The first thing we were told was that everywhere you go in town, there’ll be a student you know. It made me think, ‘OK – I’m not going to be homesick here. It’s going to feel like a family.’ They were right – everyone treats you like they’re your mum!
Before the start of term, all new students are assigned a Peer Guide, so everyone knows a friendly face. It’s someone on your course, either a year or two years above you, who can look after you and help you settle in.
My Peer Guide messaged me to introduce herself before I arrived. When I moved in, she showed me around the campus and told me where to go shopping. By freshers’ week, it felt like everyone already knew each other. I really appreciated that, and I don’t think it’s something that a lot of universities offer.
There were so many highlights to my Music degree. I loved the fact that we could tailor our own course – there were around 100 modules you could choose from. We were a small, close-knit group in Music, with only around 50 people in all, and none of us were following exactly the same course of study.
All the clubs and societies at Bangor Uni are free to join. I got involved in the music society, and joined the powerlifting club. We did competitions all around the UK, and we had plenty of socials and nights out – all really good fun.
Bangor offers an undergraduate internship scheme, where you can do paid work for the university. I did a Snapchat internship for the marketing department and was a digital ambassador. I also helped out with open days. It’s wonderful for building up your CV, and the experience has been valuable: when I came to apply for a Masters, I could almost answer all the interview questions in one breath.

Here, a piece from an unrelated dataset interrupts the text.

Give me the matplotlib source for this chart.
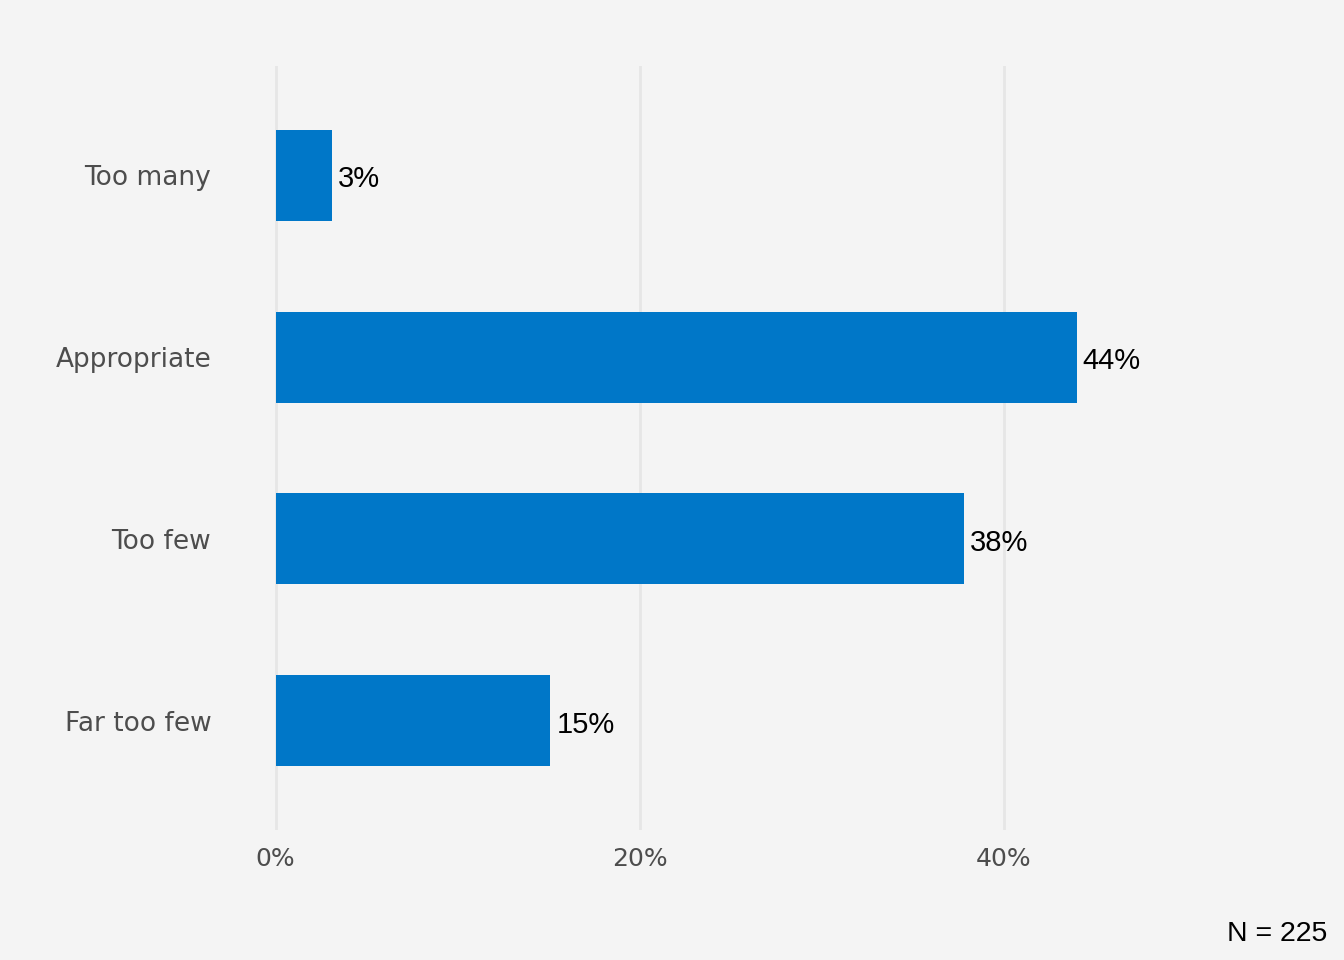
import numpy as np
import matplotlib.pyplot as plt

# survey answers, top to bottom
categories = ["Too many", "Appropriate", "Too few", "Far too few"]
shares = [3.1, 44.0, 37.8, 15.1]
x_ticks = [0, 20, 40]
x_tick_labels = ["0%", "20%", "40%"]
note = "N = 225"

bg = "#f4f4f4"
bar_color = "#0077c8"

fig = plt.figure(figsize=(13.44, 9.6), dpi=100, facecolor=bg)
ax = fig.add_axes([221 / 1344, 1 - 830 / 960, (1295 - 221) / 1344, (830 - 66) / 960])
ax.set_facecolor(bg)

# ggplot style positions: first category on top
ypos = np.arange(len(categories))[::-1] + 1
ax.barh(ypos, shares, height=0.5, color=bar_color, zorder=2)

for y, v in zip(ypos, shares):
    ax.annotate(f"{v:.0f}%", (v, y), xytext=(4.3, -8.4), textcoords="offset points",
                ha="left", va="baseline", fontsize=21, color="black",
                family="Liberation Sans")

ax.set_xlim(-3, 56)
ax.set_ylim(0.4, 4.6)
ax.set_xticks(x_ticks)
ax.set_xticklabels(x_tick_labels)
ax.set_yticks(ypos)
ax.set_yticklabels(categories)

ax.grid(axis="x", color="#e6e6e6", linewidth=2, zorder=0)
ax.grid(axis="y", visible=False)
for s in ax.spines.values():
    s.set_visible(False)

ax.tick_params(axis="both", length=0, labelcolor="#4d4d4d")
ax.tick_params(axis="x", pad=12, labelsize=18)
ax.tick_params(axis="y", pad=7, labelsize=19)
for lbl in ax.get_xticklabels() + ax.get_yticklabels():
    lbl.set_family("DejaVu Sans")

fig.text(1327 / 1344, 1 - 941 / 960, note, ha="right", va="baseline",
         fontsize=20.5, family="Liberation Sans", color="black")

fig.savefig("out.png", dpi=100, facecolor=bg)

I’m now finishing off my Masters in Arts Management at the Royal Welsh College of Music and Drama. I’d done a module at Bangor called Arts Administration, and realised that I wanted to do a postgraduate course in something similar. A graduate of the Royal Welsh College came to give a talk – it was on her recommendation that I ended up applying, in the Christmas of my third year.
I’ve already secured a full-time job, as a casting and auditions assistant at Welsh National Opera. Both my degrees have been geared to careers and employment. As an undergraduate, I won a BEA – a Bangor Employability Award. You’d get points throughout the year whenever you gained work experience or did anything to make you more marketable. More recently, at the Royal Welsh College, we had to spend time on a work placement. I decided to apply for a paid role at the WNO, and got it. I’ve been working there alongside my studies.
As soon as I set foot in Wales, I was told that I wouldn’t want to leave. That proved correct. I’m almost at the end of my Masters, I have a career and I’ve moved into a house. I’m even starting Welsh lessons, because I think it’s important to keep the language thriving. I love Wales – they can’t get rid of me!